Saturday, July 29, 2017

CONVICTION OF NG LAP SENG REMINDS US OF RAMPANT CARIBBEAN CORRUPTION




The Ng Lap Seng $1.3m bribery case ended this week in a conviction, in US District Court in New York but it is the context, regarding the Caribbean aspects of the fact pattern, which is most troubling. Will the rampant corruption in the region, so painfully exposed by the Ng case, ever be suppressed, and is the United States to blame ?

Points to consider:

(1) Both of the two UN diplomats who received bribes were representatives of Caribbean nations, the Dominican Republic, and Antigua & Barbuda. Ng's objective was to obtain their support for his planned Macau conference center, as a permanent venue for United Nations-supported South-South Center. It was no accident that Ng, when faced with a choice of which nations to seek to influence diplomats, through bribery.
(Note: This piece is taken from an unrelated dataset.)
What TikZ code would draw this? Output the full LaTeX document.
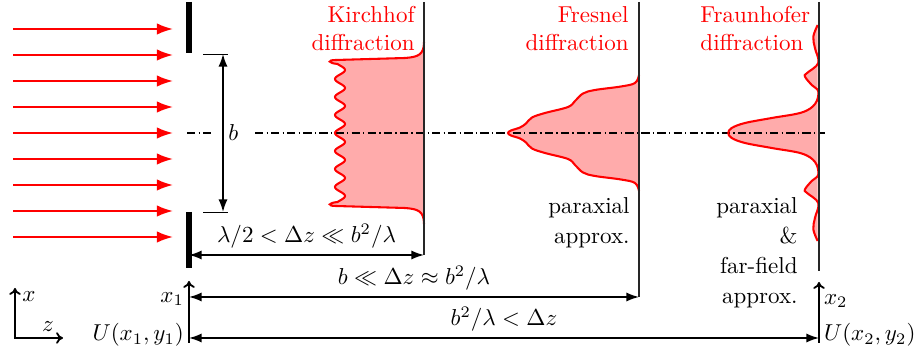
\documentclass[tikz,border=0pt]{standalone}
\usepackage{amsmath,amssymb}
\usetikzlibrary{arrows.meta}

\tikzset{
  ray/.style={red, line width=0.9pt, -{Latex[length=7pt,width=5pt]}},
  dimline/.style={line width=0.7pt, {Latex[length=5.5pt,width=4pt]}-{Latex[length=5.5pt,width=4pt]}},
  screen/.style={black!85, line width=0.75pt},
  profile/.style={red, line width=0.9pt},
  profilefill/.style={red!33},
  axisarrow/.style={line width=0.8pt, -{To[length=3pt,width=5pt]}},
  optaxis/.style={line width=0.6pt, dash pattern=on 3.6pt off 1.4pt on 0.6pt off 1.4pt},
  textlabel/.style={align=right, inner sep=0pt, anchor=north east},
}

\begin{document}
\begin{tikzpicture}[x=0.4348pt, y=-0.4348pt]
    \useasboundingbox (0,0) rectangle (914,354);
    \def\xs{189}
    \def\xk{424}
    \def\xf{639}
    \def\xh{819}
    % incoming plane wave
    \foreach \y in {29,55,...,237}
      \draw[ray] (13,\y) -- (173,\y);
    % slit
    \draw[line width=2.2pt] (\xs,2) -- (\xs,53);
    \draw[line width=2.2pt] (\xs,212) -- (\xs,268);
    \draw[thin] (203,54) -- (228,54);
    \draw[thin] (203,212) -- (228,212);
    % profiles
    \def\kirchpath{(\xk,42) .. controls (\xk,55) and (418,57) .. (405,58) -- (336,60)
      .. controls (327,60) and (328,63) .. (337.5,64)
      -- plot[domain=64:202, samples=139, smooth] ({340-5*cos(20*(\x-133))},\x)
      .. controls (328,203) and (327,206) .. (336,206) -- (405,208)
      .. controls (418,209) and (\xk,211) .. (\xk,224)}
    \def\fresnelpath{plot[smooth, tension=0.6] coordinates {(\xf,75) (635,83) (621,86.5)
      (595,90) (583,93.5) (575,101) (568,107) (545,113) (532,117.5) (526,123.5) (520,127.5)
      (511,130.5) (508,133) (511,135.5) (520,138.5) (526,142.5) (532,148.5) (545,153)
      (568,159) (575,165) (583,172.5) (595,176) (621,179.5) (635,183) (\xf,191)}}
    \def\fraunpath{plot[smooth, tension=0.6] coordinates {(817.7,25) (813.3,36.7) (815,48.3)
      (818.3,63) (806.7,73.3) (805,76.7) (811.7,85) (818.3,91.5) (815,104) (801.7,112.5)
      (771.7,118) (745,123) (731.7,128) (728.3,133) (731.7,138) (745,143) (771.7,148)
      (801.7,153.5) (815,162) (818.3,174.5) (811.7,181) (805,189.3) (806.7,192.7)
      (818.3,203) (815,217.7) (813.3,229.3) (817.7,241)}}
    \fill[profilefill] \kirchpath -- cycle;
    \fill[profilefill] \fresnelpath -- cycle;
    \fill[profilefill] \fraunpath -- cycle;
    % optical axis
    \draw[optaxis] (187,133) -- (213,133);
    \draw[optaxis] (255,133) -- (825,133);
    \draw[dimline] (223,54) -- node[right, inner sep=2pt]{$b$} (223,212);
    \draw[profile] \kirchpath;
    \draw[profile] \fresnelpath;
    \draw[profile] \fraunpath;
    % screens
    \draw[screen] (\xk,2) -- (\xk,255);
    \draw[screen] (\xf,2) -- (\xf,297);
    \draw[screen] (\xh,2) -- (\xh,271);
    \node[textlabel, red] at (415,6) {Kirchhof\\diffraction};
    \node[textlabel, red] at (629,6) {Fresnel\\diffraction};
    \node[textlabel, red, align=left, anchor=north west] at (700,6) {Fraunhofer\\diffraction};
    \node[textlabel] at (630,197) {paraxial\\[1pt]approx.};
    \node[textlabel] at (798,197) {paraxial\\[1pt]\&\\[1pt]far-field\\[1pt]approx.};
    % distances
    \draw[dimline] (\xs,255) -- node[above, inner sep=2.5pt]{$\lambda/2<\Delta z\ll b^2/\lambda$} (\xk,255);
    \draw[dimline] (\xs,297) -- node[above, inner sep=2.5pt]{$b\ll\Delta z\approx b^2/\lambda$} (\xf,297);
    \draw[dimline] (\xs,338) -- node[above, inner sep=2.5pt]{$b^2/\lambda<\Delta z$} (\xh,338);
    % planes
    \draw[axisarrow] (\xs,343) -- (\xs,281);
    \node[left, inner sep=2pt] at (\xs,299) {$x_1$};
    \node[left, inner sep=2pt] at (\xs,335) {$U(x_1,y_1)$};
    \draw[axisarrow] (\xh,343) -- (\xh,282);
    \node[right, inner sep=2pt] at (\xh,301) {$x_2$};
    \node[right, inner sep=2pt] at (\xh,335) {$U(x_2,y_2)$};
    % coordinate system
    \draw[axisarrow, {To[length=3pt,width=5pt]}-{To[length=3pt,width=5pt]}] (15,288) -- (15,338) -- (63,338);
    \node at (29,297) {$x$};
    \node at (48,327) {$z$};
\end{tikzpicture}
\end{document}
(2) Ng Lap Seng illegally obtained a diplomatic passport, from corrupt officials in the Commonwealth of Dominica, notwithstanding his long history of both organized crime connections, and affiliation with prostitution. He was also the defendant in a Nevada civil suit alleging major misconduct. Why on earth did Dominica approve his application ? He was clearly unsuitable to act as a diplomat, even on paper, without performing any actual duties or missions, but his cash carried the day. Greedy Dominican politicians accepted it, and it was never turned over to the national treasury.



Does at least part of the blame lie with the United States ? After all  the US has totally ignored the developing nations of the East Caribbean, since 9/11; where else in the world does the United States maintain a regional embassy, for all the countries in the area, than the solitary, and overextended, embassy in Barbados ? This is a sad fact, notwithstanding that the Caribbean is literally the third border of America. American non-interference fosters Caribbean corruption, for the guilty do not fear arrest, either in their own countries, or in the US. 

Whether you blame the United States or not, things in the East Caribbean must change; exploding populations, lack of meaningful foreign investment, undue influence from China, money laundering, all spell major future trouble in those small nations, and corruption drives all of those problems.